While the drive is offsite, the backed-up data on your computer is protected from almost all of the causes of data loss: hardware or software failure, electrical surge, human error, theft, and physical destruction (fire, explosion). If the offsite location is far enough away, you may also have protection from area-wide disasters (flood, earthquake, bombing).

If the offsite location isn't secure (e.g., a friend's house), it's a good idea to encrypt the backup. Not all backup programs can do that, but, at least on a Mac (don't know about Windows), you can format the drive as an encrypted disk image, and then back up to that.

If you have only one portable drive and you bring it back to your computer to refresh it, you lose most of its protective value while it's no longer offsite. So, you want two drives, one to keep offsite and one to keep nearby. Once every few days or so, depending on how much work you've done and what other backup methods you're also using (see note at end), you update the files on the nearby portable drive. Then you take it to the offsite location and exchange the two drives, bringing the old one back.

Fine, but do you just leave the drive loose in your briefcase or on the seat of your car while you're transporting it? And, where you you store it? In a desk drawer? (I once spilled coffee on a desk and it leaked into a drawer.) On a closet shelf?

A great solution is a Pelican 1120 foam-filled case (see photo above). It's waterproof, crush proof, corrosion proof, dust proof, and, because of the foam, light-impact proof. I got mine for $35 from REI (check their web site if you're not near a store). The 1120 has dimensions of 5 in. by 7.5 in. by 2.5 in. Allowing for some foam all around, it's perfect for small USB drives. If the 1120 isn't big enough, Pelican has many other sizes.

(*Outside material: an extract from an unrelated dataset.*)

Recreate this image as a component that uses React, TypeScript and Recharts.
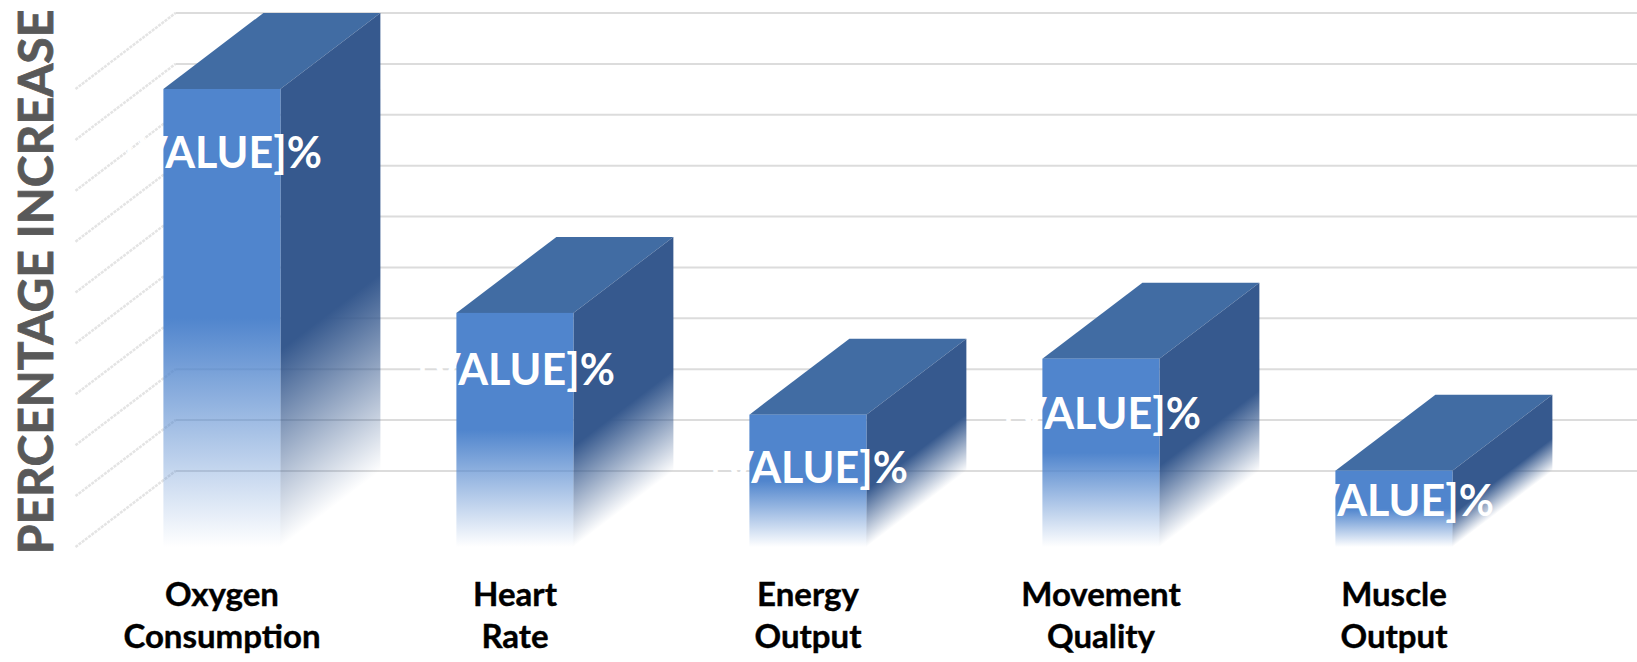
import { BarChart, Bar, XAxis, YAxis, CartesianGrid, LabelList } from 'recharts';

const categories = ['Oxygen Consumption', 'Heart Rate', 'Energy Output', 'Movement Quality', 'Muscle Output'];
const increases = [45, 23, 13, 18.5, 7.5];
const axisTicks = [0, 5, 10, 15, 20, 25, 30, 35, 40, 45];

const data = categories.map((name, i) => ({ name, increase: increases[i] }));

const DEPTH_X = 100;
const DEPTH_Y = 76;
const FONT = 'Lato, "Open Sans", sans-serif';

function Box3D({ x, y, width, height, index }: any) {
  const fx = x + width;
  const id = `side-${index}`;
  return (
    <g>
      <defs>
        <linearGradient
          id={id}
          gradientUnits="userSpaceOnUse"
          x1={fx}
          y1={y}
          x2={fx}
          y2={y + height}
          gradientTransform={`matrix(1 ${-DEPTH_Y / DEPTH_X} 0 1 0 ${(fx * DEPTH_Y) / DEPTH_X})`}
        >
          <stop offset="0" stopColor="#36598e" />
          <stop offset="0.57" stopColor="#36598e" />
          <stop offset="1" stopColor="#36598e" stopOpacity="0" />
        </linearGradient>
      </defs>
      <polygon
        points={`${x},${y} ${x + DEPTH_X},${y - DEPTH_Y} ${fx + DEPTH_X},${y - DEPTH_Y} ${fx},${y}`}
        fill="#416ca3"
      />
      <polygon
        points={`${fx},${y} ${fx + DEPTH_X},${y - DEPTH_Y} ${fx + DEPTH_X},${y + height - DEPTH_Y} ${fx},${y + height}`}
        fill={`url(#${id})`}
      />
      <rect x={x} y={y} width={width} height={height} fill="url(#frontFade)" />
    </g>
  );
}

// grid runs up the side wall, then along the back wall
function GridLine({ x1, x2, y1 }: any) {
  return (
    <g fill="none">
      <line
        x1={x1}
        y1={y1}
        x2={x1 + DEPTH_X}
        y2={y1 - DEPTH_Y}
        stroke="#e4e4e4"
        strokeWidth={2.5}
        strokeDasharray="3 1"
      />
      <line x1={x1 + DEPTH_X} y1={y1 - DEPTH_Y} x2={x2 + DEPTH_X} y2={y1 - DEPTH_Y} stroke="#dcdcdc" strokeWidth={2} />
    </g>
  );
}

function CategoryTick({ x, y, payload }: any) {
  const [first, second] = payload.value.split(' ');
  return (
    <text
      x={x}
      y={y}
      textAnchor="middle"
      fontFamily={FONT}
      fontWeight={700}
      fontSize={33}
      stroke="#000"
      strokeWidth={0.4}
      fill="#000"
    >
      <tspan x={x} dy={51}>{first}</tspan>
      <tspan x={x} dy={42}>{second}</tspan>
    </text>
  );
}

function ValueLabel({ x, y, width, height }: any) {
  const drop = Math.min(50 + height * 0.03, height * 0.4);
  return (
    <text
      x={x + width / 2 + 100}
      y={y + drop + 15}
      textAnchor="end"
      fontFamily={FONT}
      fontWeight={700}
      fontSize={43}
      fill="#fff"
    >
      [VALUE]%
    </text>
  );
}

export default function App() {
  return (
    <div style={{ position: 'absolute', left: 0, top: 0, width: 1637, height: 662, overflow: 'hidden', background: '#fff' }}>
      <BarChart
        width={1637}
        height={662}
        data={data}
        margin={{ top: 89, right: 96.5, bottom: 0, left: 75.5 }}
        barCategoryGap="30%"
      >
        <defs>
          <linearGradient id="frontFade" x1="0" y1="0" x2="0" y2="1">
            <stop offset="0" stopColor="#5085cd" />
            <stop offset="0.5" stopColor="#5085cd" />
            <stop offset="1" stopColor="#5085cd" stopOpacity="0" />
          </linearGradient>
        </defs>
        <CartesianGrid
          vertical={false}
          horizontal={(props: any) => <GridLine key={props.key ?? props.y1} {...props} />}
        />
        <XAxis
          dataKey="name"
          axisLine={false}
          tickLine={false}
          height={115}
          interval={0}
          tick={<CategoryTick />}
        />
        <YAxis
          width={0}
          domain={[0, 45]}
          ticks={axisTicks}
          interval={0}
          axisLine={false}
          tickLine={false}
          tick={() => <g />}
        />
        <Bar dataKey="increase" shape={<Box3D />} isAnimationActive={false}>
          <LabelList dataKey="increase" content={<ValueLabel />} />
        </Bar>
        <text
          transform="translate(53 282) rotate(-90)"
          textAnchor="middle"
          fontFamily={FONT}
          fontWeight={700}
          fontSize={48}
          stroke="#595959"
          strokeWidth={0.8}
          fill="#595959"
        >
          PERCENTAGE INCREASE
        </text>
      </BarChart>
    </div>
  );
}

It turns out that the entire Pelican case fits into a small Sentry media safe (they go for about $200; don't get a cheap fire safe). So, while the non-offsite drive is near your computer, you can keep it in a media safe, and maybe it will even survive a fire. If it doesn't, that's OK, because the real backup is offsite.

Backup to a portable USB drive is only one element of an overall backup plan, although it's arguably the most important. You also want a disk image of your primary bootable disk, archival (maybe on DVD) backup of photographs and other stable files, working backup (e.g., flash drive) for frequent backups during the day of files you're working on, and maybe even online backup to supplement most of the above. I'll blog about some of these topics in the next few weeks.